━━ RECORDED DATA ━━

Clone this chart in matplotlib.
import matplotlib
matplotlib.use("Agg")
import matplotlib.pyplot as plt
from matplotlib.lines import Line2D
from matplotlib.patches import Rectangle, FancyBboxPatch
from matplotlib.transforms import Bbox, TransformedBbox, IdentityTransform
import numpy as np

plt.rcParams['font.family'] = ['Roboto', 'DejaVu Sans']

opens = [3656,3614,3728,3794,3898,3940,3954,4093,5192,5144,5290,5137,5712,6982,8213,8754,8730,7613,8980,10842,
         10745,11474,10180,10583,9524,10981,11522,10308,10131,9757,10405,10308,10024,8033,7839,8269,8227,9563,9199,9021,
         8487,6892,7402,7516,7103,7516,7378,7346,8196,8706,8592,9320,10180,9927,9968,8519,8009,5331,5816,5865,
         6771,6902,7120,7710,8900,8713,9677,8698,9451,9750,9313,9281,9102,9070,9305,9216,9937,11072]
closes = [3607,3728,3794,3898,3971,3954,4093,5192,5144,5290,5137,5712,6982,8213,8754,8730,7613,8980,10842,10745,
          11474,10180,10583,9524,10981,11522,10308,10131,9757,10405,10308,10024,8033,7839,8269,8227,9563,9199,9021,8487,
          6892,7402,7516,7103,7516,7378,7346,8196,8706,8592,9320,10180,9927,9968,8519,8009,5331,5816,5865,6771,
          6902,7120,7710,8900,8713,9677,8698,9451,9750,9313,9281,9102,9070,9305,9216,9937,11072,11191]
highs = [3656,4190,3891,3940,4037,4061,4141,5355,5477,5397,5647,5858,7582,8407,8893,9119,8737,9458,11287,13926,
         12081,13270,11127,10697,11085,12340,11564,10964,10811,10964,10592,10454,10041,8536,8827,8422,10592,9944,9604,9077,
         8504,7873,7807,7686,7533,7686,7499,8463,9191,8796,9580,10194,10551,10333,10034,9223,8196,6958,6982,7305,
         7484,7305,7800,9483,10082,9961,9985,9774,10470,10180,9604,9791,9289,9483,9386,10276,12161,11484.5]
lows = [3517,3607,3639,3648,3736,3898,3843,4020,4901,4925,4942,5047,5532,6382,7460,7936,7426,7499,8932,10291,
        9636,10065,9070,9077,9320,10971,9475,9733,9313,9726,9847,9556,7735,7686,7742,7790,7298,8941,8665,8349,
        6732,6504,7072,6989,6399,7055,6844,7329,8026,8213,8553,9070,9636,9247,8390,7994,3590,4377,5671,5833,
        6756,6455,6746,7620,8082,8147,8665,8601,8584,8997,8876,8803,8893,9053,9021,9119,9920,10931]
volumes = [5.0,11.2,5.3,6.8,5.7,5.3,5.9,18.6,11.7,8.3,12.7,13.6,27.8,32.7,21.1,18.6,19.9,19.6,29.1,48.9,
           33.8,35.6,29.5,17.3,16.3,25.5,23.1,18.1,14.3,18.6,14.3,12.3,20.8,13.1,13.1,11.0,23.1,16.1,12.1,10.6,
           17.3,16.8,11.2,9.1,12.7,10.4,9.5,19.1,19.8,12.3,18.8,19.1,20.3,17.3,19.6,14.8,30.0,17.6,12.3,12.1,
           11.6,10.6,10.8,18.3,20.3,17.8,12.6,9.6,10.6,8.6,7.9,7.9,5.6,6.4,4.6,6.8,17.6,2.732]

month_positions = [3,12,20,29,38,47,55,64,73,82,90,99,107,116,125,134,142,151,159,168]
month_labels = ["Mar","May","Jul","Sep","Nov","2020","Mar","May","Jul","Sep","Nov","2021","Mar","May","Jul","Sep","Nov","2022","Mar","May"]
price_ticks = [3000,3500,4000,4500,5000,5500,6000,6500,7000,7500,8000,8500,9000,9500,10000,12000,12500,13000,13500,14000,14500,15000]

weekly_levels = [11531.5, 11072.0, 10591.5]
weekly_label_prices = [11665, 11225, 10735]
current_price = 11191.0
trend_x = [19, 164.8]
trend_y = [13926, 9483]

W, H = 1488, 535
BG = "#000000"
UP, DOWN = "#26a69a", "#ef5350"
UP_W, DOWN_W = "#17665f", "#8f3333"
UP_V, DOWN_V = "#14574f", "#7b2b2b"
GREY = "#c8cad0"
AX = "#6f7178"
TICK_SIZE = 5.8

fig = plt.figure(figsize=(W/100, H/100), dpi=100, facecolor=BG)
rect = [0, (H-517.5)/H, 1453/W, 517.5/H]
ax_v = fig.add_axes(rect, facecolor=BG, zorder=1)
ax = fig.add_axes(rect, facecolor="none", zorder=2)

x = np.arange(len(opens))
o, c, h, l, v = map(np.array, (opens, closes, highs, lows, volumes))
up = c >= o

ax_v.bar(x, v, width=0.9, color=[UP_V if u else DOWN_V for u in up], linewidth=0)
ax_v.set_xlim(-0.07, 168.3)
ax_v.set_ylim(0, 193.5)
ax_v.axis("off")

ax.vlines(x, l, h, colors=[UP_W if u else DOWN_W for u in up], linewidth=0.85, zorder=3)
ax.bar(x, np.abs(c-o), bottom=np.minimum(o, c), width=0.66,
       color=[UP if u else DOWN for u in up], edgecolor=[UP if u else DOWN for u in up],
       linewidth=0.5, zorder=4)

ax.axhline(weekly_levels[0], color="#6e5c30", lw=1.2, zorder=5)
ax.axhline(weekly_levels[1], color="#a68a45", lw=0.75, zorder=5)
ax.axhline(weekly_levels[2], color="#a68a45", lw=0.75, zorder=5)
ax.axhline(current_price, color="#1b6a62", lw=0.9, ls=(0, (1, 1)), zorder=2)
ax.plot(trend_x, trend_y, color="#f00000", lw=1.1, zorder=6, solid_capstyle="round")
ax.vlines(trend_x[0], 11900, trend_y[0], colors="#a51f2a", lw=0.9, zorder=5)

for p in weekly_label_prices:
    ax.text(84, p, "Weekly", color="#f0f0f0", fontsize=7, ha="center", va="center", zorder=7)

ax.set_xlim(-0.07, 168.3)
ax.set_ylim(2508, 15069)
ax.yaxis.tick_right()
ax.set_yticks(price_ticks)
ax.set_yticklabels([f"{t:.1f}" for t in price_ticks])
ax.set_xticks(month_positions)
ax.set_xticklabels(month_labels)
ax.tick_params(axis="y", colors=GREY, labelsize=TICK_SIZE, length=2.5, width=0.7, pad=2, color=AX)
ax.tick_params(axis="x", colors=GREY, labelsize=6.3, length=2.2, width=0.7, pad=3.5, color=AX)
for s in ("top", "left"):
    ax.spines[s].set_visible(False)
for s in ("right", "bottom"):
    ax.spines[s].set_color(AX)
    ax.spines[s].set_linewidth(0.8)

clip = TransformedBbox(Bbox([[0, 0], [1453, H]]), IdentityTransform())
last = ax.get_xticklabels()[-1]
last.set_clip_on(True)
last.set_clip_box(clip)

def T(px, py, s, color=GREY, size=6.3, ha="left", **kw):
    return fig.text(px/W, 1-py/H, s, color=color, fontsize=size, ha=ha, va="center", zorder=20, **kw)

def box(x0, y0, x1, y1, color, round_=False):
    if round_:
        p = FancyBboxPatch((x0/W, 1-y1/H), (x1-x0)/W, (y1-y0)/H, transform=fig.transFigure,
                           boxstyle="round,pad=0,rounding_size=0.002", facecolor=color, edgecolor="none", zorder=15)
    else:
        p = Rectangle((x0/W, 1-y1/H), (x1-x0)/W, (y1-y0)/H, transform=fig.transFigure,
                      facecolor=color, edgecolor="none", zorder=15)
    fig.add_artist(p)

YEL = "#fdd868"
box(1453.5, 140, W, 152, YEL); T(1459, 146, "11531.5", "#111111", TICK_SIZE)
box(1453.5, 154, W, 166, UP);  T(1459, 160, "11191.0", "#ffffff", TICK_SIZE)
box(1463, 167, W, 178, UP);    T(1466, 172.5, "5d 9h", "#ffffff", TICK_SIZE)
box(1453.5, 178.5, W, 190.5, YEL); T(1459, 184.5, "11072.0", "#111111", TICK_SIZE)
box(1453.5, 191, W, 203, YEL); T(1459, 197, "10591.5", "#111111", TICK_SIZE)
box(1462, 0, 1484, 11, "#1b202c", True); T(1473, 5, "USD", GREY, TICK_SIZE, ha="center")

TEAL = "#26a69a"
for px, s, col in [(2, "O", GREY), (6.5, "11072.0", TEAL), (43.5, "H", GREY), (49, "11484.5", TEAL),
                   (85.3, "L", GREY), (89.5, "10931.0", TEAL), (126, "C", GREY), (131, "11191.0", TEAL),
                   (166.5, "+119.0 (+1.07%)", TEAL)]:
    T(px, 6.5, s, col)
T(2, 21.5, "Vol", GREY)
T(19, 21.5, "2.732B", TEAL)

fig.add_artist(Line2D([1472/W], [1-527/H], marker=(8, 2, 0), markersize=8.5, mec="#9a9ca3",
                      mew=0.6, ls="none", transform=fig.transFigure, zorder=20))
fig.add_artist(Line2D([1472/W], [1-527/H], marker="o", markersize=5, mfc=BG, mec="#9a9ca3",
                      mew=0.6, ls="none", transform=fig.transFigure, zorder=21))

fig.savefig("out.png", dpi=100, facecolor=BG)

━━━

> [YOUR TASK] Retype only the lines running from the top of the listing to the line that holds "plt.rcParams['font.family'] = ['Roboto', 'DejaVu", both ends included.

> [RESULT OF THIS EXERCISE]
Clone this chart in matplotlib.
import matplotlib
matplotlib.use("Agg")
import matplotlib.pyplot as plt
from matplotlib.lines import Line2D
from matplotlib.patches import Rectangle, FancyBboxPatch
from matplotlib.transforms import Bbox, TransformedBbox, IdentityTransform
import numpy as np

plt.rcParams['font.family'] = ['Roboto', 'DejaVu Sans']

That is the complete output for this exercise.